Do this = Pictures stay out of the copy; restate everything else in the material exactly.

# # # # #

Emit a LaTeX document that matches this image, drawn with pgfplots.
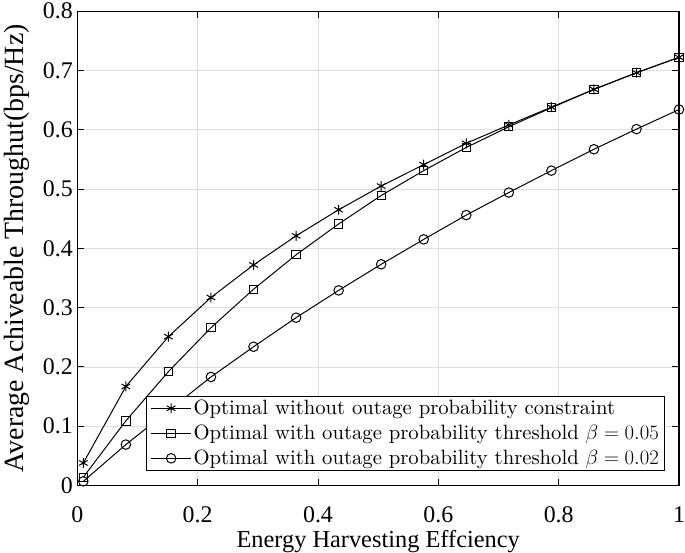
\RequirePackage{fix-cm}
\documentclass[border=0pt]{standalone}
\usepackage{fontspec}
\newfontfamily\tnr{Liberation Serif}
\newfontfamily\lmr{lmroman10-regular.otf}
\usepackage{pgfplots}
\pgfplotsset{compat=1.18}
\definecolor{gridgray}{rgb}{0.87,0.87,0.87}
\begin{document}
\begin{tikzpicture}
\begin{axis}[
  scale only axis=true,
  width=605pt, height=477pt,
  xmin=0, xmax=1, ymin=0, ymax=0.8,
  xtick={0,0.2,0.4,0.6,0.8,1},
  ytick={0,0.1,0.2,0.3,0.4,0.5,0.6,0.7,0.8},
  tick align=inside,
  major tick length=7pt,
  grid=major,
  major grid style={gridgray, line width=0.8pt},
  axis line style={black, line width=1.1pt},
  every tick/.style={black, line width=0.9pt},
  /pgf/number format/assume math mode=true,
  tick label style={font=\tnr\fontsize{24}{28}\selectfont},
  xticklabel style={inner xsep=0pt},
  xticklabel shift=18pt,
  yticklabel style={inner ysep=3pt},
  yticklabel shift=1pt,
  xlabel={Energy Harvesting Effciency},
  ylabel={Average Achiveable Throughut(bps/Hz)},
  xlabel style={font=\tnr\fontsize{24.5}{28}\selectfont, at={(axis description cs:0.5,0)}, anchor=base, inner sep=0pt, yshift=-62pt},
  ylabel style={font=\tnr\fontsize{28}{30}\selectfont, at={(axis description cs:-0.1008,0.50)}, anchor=center, inner sep=4pt},
  legend style={at={(rel axis cs:0.977,0.031)}, anchor=south east,
    font=\lmr\fontsize{20.8}{25}\selectfont, draw=black, line width=0.9pt,
    fill=white, inner xsep=4pt, inner ysep=1.5pt, row sep=4pt,
    nodes={inner xsep=2pt, inner ysep=2.5pt}},
  legend cell align=left,
  legend image code/.code={\draw[mark repeat=2, mark phase=2] plot coordinates {(0pt,0pt) (20pt,0pt) (40pt,0pt)};},
]
\addplot[black, line width=1pt, mark=asterisk, mark size=5pt, mark options={line width=1pt}] coordinates {
(0.01,0.038) (0.0807,0.167) (0.1514,0.251) (0.2221,0.317) (0.2929,0.372)
(0.3636,0.421) (0.4343,0.465) (0.505,0.505) (0.5757,0.541) (0.6464,0.577)
(0.7171,0.608) (0.7879,0.638) (0.8586,0.668) (0.9293,0.696) (1.0,0.722)};
\addlegendentry{Optimal without outage probability constraint}
\addplot[black, line width=1pt, mark=square, mark size=4.2pt, mark options={line width=1pt}] coordinates {
(0.01,0.014) (0.0807,0.109) (0.1514,0.192) (0.2221,0.266) (0.2929,0.331)
(0.3636,0.389) (0.4343,0.441) (0.505,0.489) (0.5757,0.531) (0.6464,0.570)
(0.7171,0.605) (0.7879,0.637) (0.8586,0.668) (0.9293,0.696) (1.0,0.722)};
\addlegendentry{Optimal with outage probability threshold $\beta=0.05$}
\addplot[black, line width=1pt, mark=o, mark size=4.8pt, mark options={line width=1pt}] coordinates {
(0.01,0.007) (0.0807,0.069) (0.1514,0.126) (0.2221,0.183) (0.2929,0.234)
(0.3636,0.283) (0.4343,0.329) (0.505,0.373) (0.5757,0.415) (0.6464,0.456)
(0.7171,0.494) (0.7879,0.531) (0.8586,0.567) (0.9293,0.601) (1.0,0.634)};
\addlegendentry{Optimal with outage probability threshold $\beta=0.02$}
\end{axis}
\end{tikzpicture}
\end{document}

# # # # #

Complete output =
Emit a LaTeX document that matches this image, drawn with pgfplots.
\RequirePackage{fix-cm}
\documentclass[border=0pt]{standalone}
\usepackage{fontspec}
\newfontfamily\tnr{Liberation Serif}
\newfontfamily\lmr{lmroman10-regular.otf}
\usepackage{pgfplots}
\pgfplotsset{compat=1.18}
\definecolor{gridgray}{rgb}{0.87,0.87,0.87}
\begin{document}
\begin{tikzpicture}
\begin{axis}[
  scale only axis=true,
  width=605pt, height=477pt,
  xmin=0, xmax=1, ymin=0, ymax=0.8,
  xtick={0,0.2,0.4,0.6,0.8,1},
  ytick={0,0.1,0.2,0.3,0.4,0.5,0.6,0.7,0.8},
  tick align=inside,
  major tick length=7pt,
  grid=major,
  major grid style={gridgray, line width=0.8pt},
  axis line style={black, line width=1.1pt},
  every tick/.style={black, line width=0.9pt},
  /pgf/number format/assume math mode=true,
  tick label style={font=\tnr\fontsize{24}{28}\selectfont},
  xticklabel style={inner xsep=0pt},
  xticklabel shift=18pt,
  yticklabel style={inner ysep=3pt},
  yticklabel shift=1pt,
  xlabel={Energy Harvesting Effciency},
  ylabel={Average Achiveable Throughut(bps/Hz)},
  xlabel style={font=\tnr\fontsize{24.5}{28}\selectfont, at={(axis description cs:0.5,0)}, anchor=base, inner sep=0pt, yshift=-62pt},
  ylabel style={font=\tnr\fontsize{28}{30}\selectfont, at={(axis description cs:-0.1008,0.50)}, anchor=center, inner sep=4pt},
  legend style={at={(rel axis cs:0.977,0.031)}, anchor=south east,
    font=\lmr\fontsize{20.8}{25}\selectfont, draw=black, line width=0.9pt,
    fill=white, inner xsep=4pt, inner ysep=1.5pt, row sep=4pt,
    nodes={inner xsep=2pt, inner ysep=2.5pt}},
  legend cell align=left,
  legend image code/.code={\draw[mark repeat=2, mark phase=2] plot coordinates {(0pt,0pt) (20pt,0pt) (40pt,0pt)};},
]
\addplot[black, line width=1pt, mark=asterisk, mark size=5pt, mark options={line width=1pt}] coordinates {
(0.01,0.038) (0.0807,0.167) (0.1514,0.251) (0.2221,0.317) (0.2929,0.372)
(0.3636,0.421) (0.4343,0.465) (0.505,0.505) (0.5757,0.541) (0.6464,0.577)
(0.7171,0.608) (0.7879,0.638) (0.8586,0.668) (0.9293,0.696) (1.0,0.722)};
\addlegendentry{Optimal without outage probability constraint}
\addplot[black, line width=1pt, mark=square, mark size=4.2pt, mark options={line width=1pt}] coordinates {
(0.01,0.014) (0.0807,0.109) (0.1514,0.192) (0.2221,0.266) (0.2929,0.331)
(0.3636,0.389) (0.4343,0.441) (0.505,0.489) (0.5757,0.531) (0.6464,0.570)
(0.7171,0.605) (0.7879,0.637) (0.8586,0.668) (0.9293,0.696) (1.0,0.722)};
\addlegendentry{Optimal with outage probability threshold $\beta=0.05$}
\addplot[black, line width=1pt, mark=o, mark size=4.8pt, mark options={line width=1pt}] coordinates {
(0.01,0.007) (0.0807,0.069) (0.1514,0.126) (0.2221,0.183) (0.2929,0.234)
(0.3636,0.283) (0.4343,0.329) (0.505,0.373) (0.5757,0.415) (0.6464,0.456)
(0.7171,0.494) (0.7879,0.531) (0.8586,0.567) (0.9293,0.601) (1.0,0.634)};
\addlegendentry{Optimal with outage probability threshold $\beta=0.02$}
\end{axis}
\end{tikzpicture}
\end{document}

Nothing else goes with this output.